Weekly Startup Profiles > Amdale Software Technologies
|Five years ago, could you use your phone to do your banking? Book a movie ticket? Today, telephone services are a $25 billion market today, and growing fast. Amdale helps make it all possible.|
Telecom application software product, enabling graphic user interface development.
In 1995 "There was this huge bid for an 80,000 crore telecom privatization tender by the Telecom Minister Sukram. That was when I decided that the time for the product business had come," Amit Agarwala, founder of Amdale, declares.
Around the same time, wireless telecom was taking hold, and the number of people with telephone connections skyrocketed. "I heard there were about 100 million connections in the country in the period 1994 to 2004, a huge jump from the paltry 8 to 9 million in 1994," explains Amit.

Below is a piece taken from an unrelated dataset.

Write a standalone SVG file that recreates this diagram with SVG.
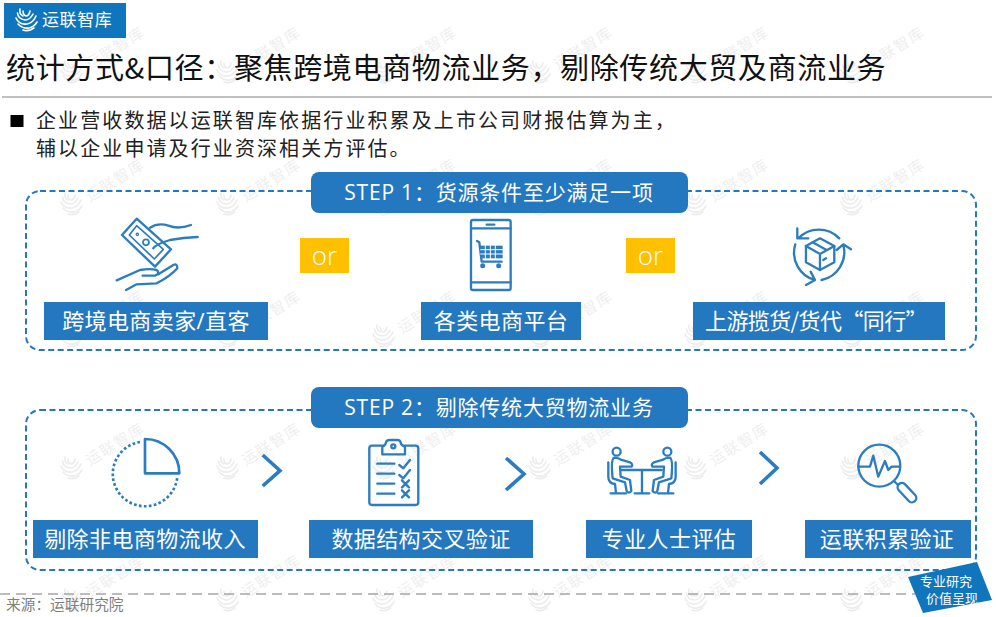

Clearly the telecom industry was on the verge of enormous and exciting change: a flood of newly connected individuals, established standards, and massive investment in equipment. "What was lacking though, were tools to create applications and services to help us ordinary people." By applications Amit describes services like caller ring tones, or accessing information like airline enquiries or exam scores, through the phone.
"I decided to create products that would allow computers to interact the human way: products that speak, hear and show." Armed with this very broad idea, he moved into a garage with a computer and two fresh graduates from NIIT and started to work on a business plan.

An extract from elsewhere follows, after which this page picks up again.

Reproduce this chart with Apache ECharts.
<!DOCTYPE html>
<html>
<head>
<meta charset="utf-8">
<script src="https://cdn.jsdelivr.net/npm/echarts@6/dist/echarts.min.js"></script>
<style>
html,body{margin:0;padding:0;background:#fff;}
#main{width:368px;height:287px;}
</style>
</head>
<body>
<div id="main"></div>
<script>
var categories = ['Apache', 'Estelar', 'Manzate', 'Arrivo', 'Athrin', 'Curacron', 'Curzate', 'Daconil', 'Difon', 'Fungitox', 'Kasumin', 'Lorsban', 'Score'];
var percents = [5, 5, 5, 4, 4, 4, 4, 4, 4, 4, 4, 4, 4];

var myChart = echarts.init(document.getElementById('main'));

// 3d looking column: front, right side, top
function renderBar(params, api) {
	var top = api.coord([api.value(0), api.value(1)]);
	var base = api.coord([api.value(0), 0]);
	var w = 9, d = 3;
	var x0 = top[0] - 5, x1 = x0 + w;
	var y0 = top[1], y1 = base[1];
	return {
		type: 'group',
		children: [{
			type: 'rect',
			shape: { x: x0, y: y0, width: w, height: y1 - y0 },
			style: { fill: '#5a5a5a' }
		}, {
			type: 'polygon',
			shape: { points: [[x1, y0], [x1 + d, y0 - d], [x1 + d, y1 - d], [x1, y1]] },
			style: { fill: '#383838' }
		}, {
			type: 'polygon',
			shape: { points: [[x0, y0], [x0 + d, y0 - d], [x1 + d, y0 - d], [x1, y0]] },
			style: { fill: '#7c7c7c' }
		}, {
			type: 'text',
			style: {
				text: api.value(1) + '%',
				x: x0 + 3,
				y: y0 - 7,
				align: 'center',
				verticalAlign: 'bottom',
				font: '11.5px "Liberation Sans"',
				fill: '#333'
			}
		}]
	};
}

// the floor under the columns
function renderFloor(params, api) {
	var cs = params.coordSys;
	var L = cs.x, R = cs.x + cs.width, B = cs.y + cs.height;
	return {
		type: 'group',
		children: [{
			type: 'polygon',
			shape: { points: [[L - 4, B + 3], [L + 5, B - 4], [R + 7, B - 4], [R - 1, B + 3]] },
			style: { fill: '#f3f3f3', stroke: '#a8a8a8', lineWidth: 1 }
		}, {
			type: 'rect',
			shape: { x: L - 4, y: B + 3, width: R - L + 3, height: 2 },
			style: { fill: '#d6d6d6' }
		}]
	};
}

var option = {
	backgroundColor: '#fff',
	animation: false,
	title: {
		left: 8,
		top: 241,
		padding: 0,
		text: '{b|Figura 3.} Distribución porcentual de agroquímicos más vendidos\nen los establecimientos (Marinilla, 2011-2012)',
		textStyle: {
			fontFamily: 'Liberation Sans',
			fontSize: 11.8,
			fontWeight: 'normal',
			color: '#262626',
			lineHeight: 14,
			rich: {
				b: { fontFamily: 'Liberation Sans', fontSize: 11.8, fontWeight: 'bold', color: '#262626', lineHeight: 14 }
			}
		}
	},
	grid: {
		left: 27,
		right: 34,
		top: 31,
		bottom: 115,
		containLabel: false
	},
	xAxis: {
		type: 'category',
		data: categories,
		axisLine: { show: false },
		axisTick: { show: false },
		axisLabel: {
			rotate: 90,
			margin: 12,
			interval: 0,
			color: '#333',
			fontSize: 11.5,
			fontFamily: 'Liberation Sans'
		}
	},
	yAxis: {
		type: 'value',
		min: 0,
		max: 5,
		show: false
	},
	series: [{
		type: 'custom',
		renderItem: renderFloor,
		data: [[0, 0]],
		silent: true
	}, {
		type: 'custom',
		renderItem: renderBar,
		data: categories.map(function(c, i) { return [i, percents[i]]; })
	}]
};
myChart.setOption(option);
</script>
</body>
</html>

When we started our business, it was a long shot. But today, expecting people to spend an average of $1 (Rs. 40) per month on telecom services isn't outrageous at all. The application services market is about $25 billion today and will probably exceed $40 billion by the end of the decade, outlines Amit.

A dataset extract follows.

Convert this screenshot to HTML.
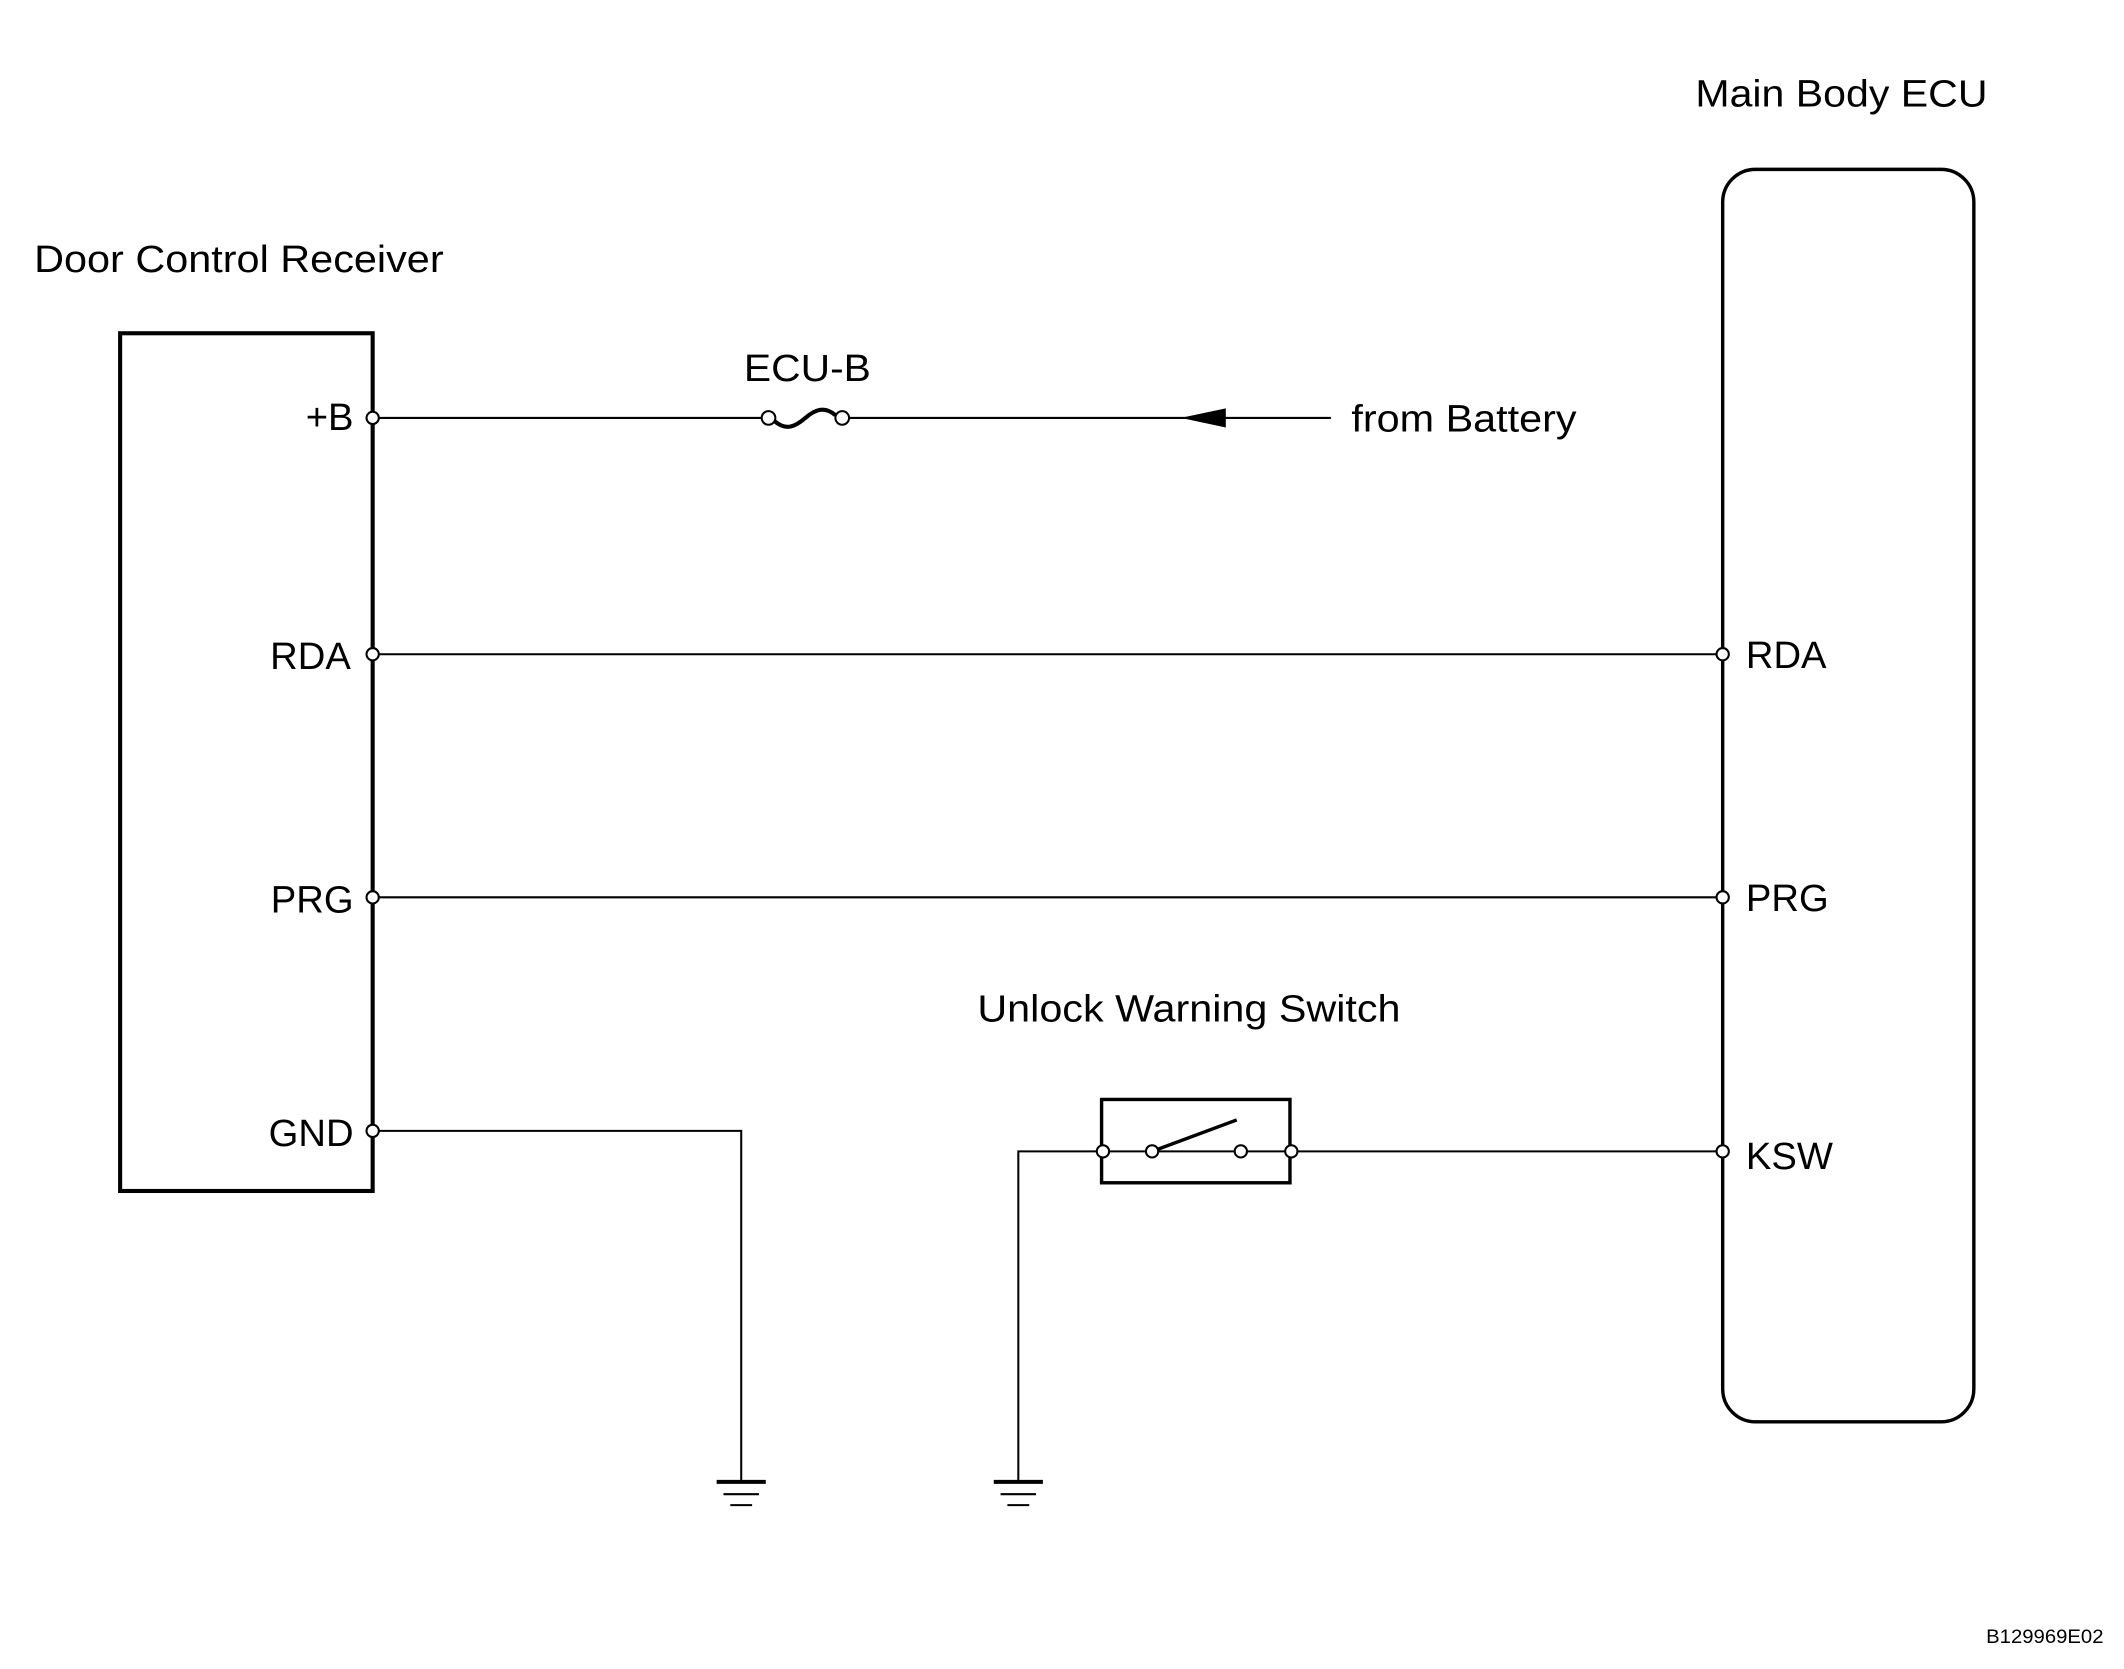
<!DOCTYPE html>
<html><head><meta charset="utf-8"><style>html,body{margin:0;padding:0;background:#fff}svg{display:block}</style></head>
<body>
<svg width="2124" height="1669" viewBox="0 0 1556 1222" preserveAspectRatio="none" xmlns="http://www.w3.org/2000/svg" font-family="Liberation Sans, sans-serif" fill="#000">
<g font-size="28">
<text x="25" y="199" textLength="300" lengthAdjust="spacingAndGlyphs">Door Control Receiver</text>
<text x="1242" y="78" textLength="214" lengthAdjust="spacingAndGlyphs">Main Body ECU</text>
<text x="545" y="279" textLength="93" lengthAdjust="spacingAndGlyphs">ECU-B</text>
<text x="990" y="316" textLength="165" lengthAdjust="spacingAndGlyphs">from Battery</text>
<text x="716" y="748" textLength="310" lengthAdjust="spacingAndGlyphs">Unlock Warning Switch</text>
<text x="259" y="315" text-anchor="end">+B</text>
<text x="257" y="490" text-anchor="end">RDA</text>
<text x="259" y="668" text-anchor="end">PRG</text>
<text x="259" y="839" text-anchor="end">GND</text>
<text x="1279" y="489">RDA</text>
<text x="1279" y="667">PRG</text>
<text x="1279" y="856">KSW</text>
</g>
<text x="1455" y="1203" font-size="14" textLength="86" lengthAdjust="spacingAndGlyphs">B129969E02</text>
<g fill="none" stroke="#000">
<rect x="88" y="244" width="185" height="628" stroke-width="3"/>
<rect x="1262" y="124" width="184" height="917" rx="24" stroke-width="2.5"/>
<g stroke-width="1.5">
<line x1="273" y1="306" x2="558" y2="306"/>
<line x1="622" y1="306" x2="975" y2="306"/>
<path d="M567 308 C576 316 583 312 590 306 C597 300 604 297 612 304" stroke-width="3"/>
<line x1="273" y1="479" x2="1262" y2="479"/>
<line x1="273" y1="657" x2="1262" y2="657"/>
<polyline points="273,828 543,828 543,1084"/>
<polyline points="808,843 746,843 746,1084"/>
<line x1="808" y1="843" x2="946" y2="843"/>
<line x1="946" y1="843" x2="1262" y2="843"/>
</g>
<rect x="807" y="805" width="138" height="61" stroke-width="2.5"/>
<line x1="844" y1="843" x2="906" y2="820" stroke-width="2.5"/>
<g stroke-width="3"><line x1="525" y1="1085" x2="561" y2="1085"/><line x1="728" y1="1085" x2="764" y2="1085"/></g>
<g stroke-width="1.5"><line x1="530" y1="1094" x2="556" y2="1094"/><line x1="535" y1="1102" x2="551" y2="1102"/>
<line x1="733" y1="1094" x2="759" y2="1094"/><line x1="738" y1="1102" x2="754" y2="1102"/></g>
<g fill="#fff" stroke-width="1.5">
<circle cx="273" cy="306" r="4.5"/><circle cx="273" cy="479" r="4.5"/><circle cx="273" cy="657" r="4.5"/><circle cx="273" cy="828" r="4.5"/>
<circle cx="1262" cy="479" r="4.5"/><circle cx="1262" cy="657" r="4.5"/><circle cx="1262" cy="843" r="4.5"/>
<circle cx="563" cy="306" r="5"/><circle cx="617" cy="306" r="5"/>
<circle cx="808" cy="843" r="4.5"/><circle cx="844" cy="843" r="4.5"/><circle cx="909" cy="843" r="4.5"/><circle cx="946" cy="843" r="4.5"/>
</g>
</g>
<polygon points="865,306 898,299 898,313"/>
</svg>
</body></html>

With so much money starting to be spent on services and the potential for much more, corporations and telecom carriers were looking to build additional applications and services. Amit decided that these companies would be his target customers
Anyone who wanted to provide these services faced a problem: "Converting existing technologies into 'usable' products is a big headache." What the telecom industry needed was a liberating tool or language. Something that would play the role that Visual Basic programming language played in the PC-Windows environment. Amit explains: "It would have required writing 300 lines of complex C-language software to create a window and write "hello world" on it. Today, that would take one solitary line of code in Visual Basic."
Amdale's current product PowerConnect It provides the basic framework that allows complex computer telephony applications to be created quickly by anyone. Amdale's customer base includes small, medium and large corporations, and carriers or telecom operators. "We were quick to figure out that our skills lay in telecom technology, not business operations," says Amit. Amdale quickly formed partnerships with HCL Infosystems, TCS, BPL Telecom, National Panasonic & NIC.
Amdale started with funds from an 'in-house" angel: "Unlike most other businesses, we chose to grow organically, from my wife's saving of one lakh as seed capital," smiles Amit.
In 2001, they signed their first big partner, BPL Telecom. "We sought funding soon after, and Amdale received $300,000 from Tenet, Venture East in 2004," explains Amit.
Amit was on the fast track at Microsoft in the US. But he always had a yearning to go back to India and do something on his own. "Entrepreneurship had intrigued me from an early age, but I followed the conventional route of getting an engineering degree and then an M.S. in the U.S," admits Amit.
Amit founded the business in 1998; his wife joined soon after. Amdale grew to about 14 people in three years. "We stayed at that number for a long time. Today we are a 45-person company," says Amit.
While building their team, they minimized costs by staying away from brand-name colleges and universities. "We've always preferred to hire fresh graduates from Tier 2 and Tier 3 schools. Originally the low startup salaries attracted us," declares Amit, but they found that with just a little bit of training, these graduates, "went on to become Amdale's key technology and sales team."
We started with the magic number of zero customers. Every single one of our 1,200 customers has been painstakingly won and retained, Amit says.
"Our product engineering teams have delivered to us completely failsafe software, which enabled us to expand from selling only in India, to deployments in 22 countries across four continents," Amit describes Amdale's current reach.
As for tomorrow? Amit feels that Amdale is positioned well:
both consumer demand and industry pressures are driving telecom application development. "It is increasingly becoming clear that call completion will not provide the revenue growth that operators look for. Also, from being voice-only devices, cell phones have evolved into something much more - devices that store and deliver email, internet, music, video, games and more coming."
One of my biggest fears is that by missing important strategies, I may unintentionally limit Amdale's growth potential. I train, solicit collaborations and advice much as I can, but even then, the nagging fear remains, says Amit. Rising competition is also a constant worry. He adds that he loses sleep over "those small and incredibly nimble companies hidden somewhere in a garage out there."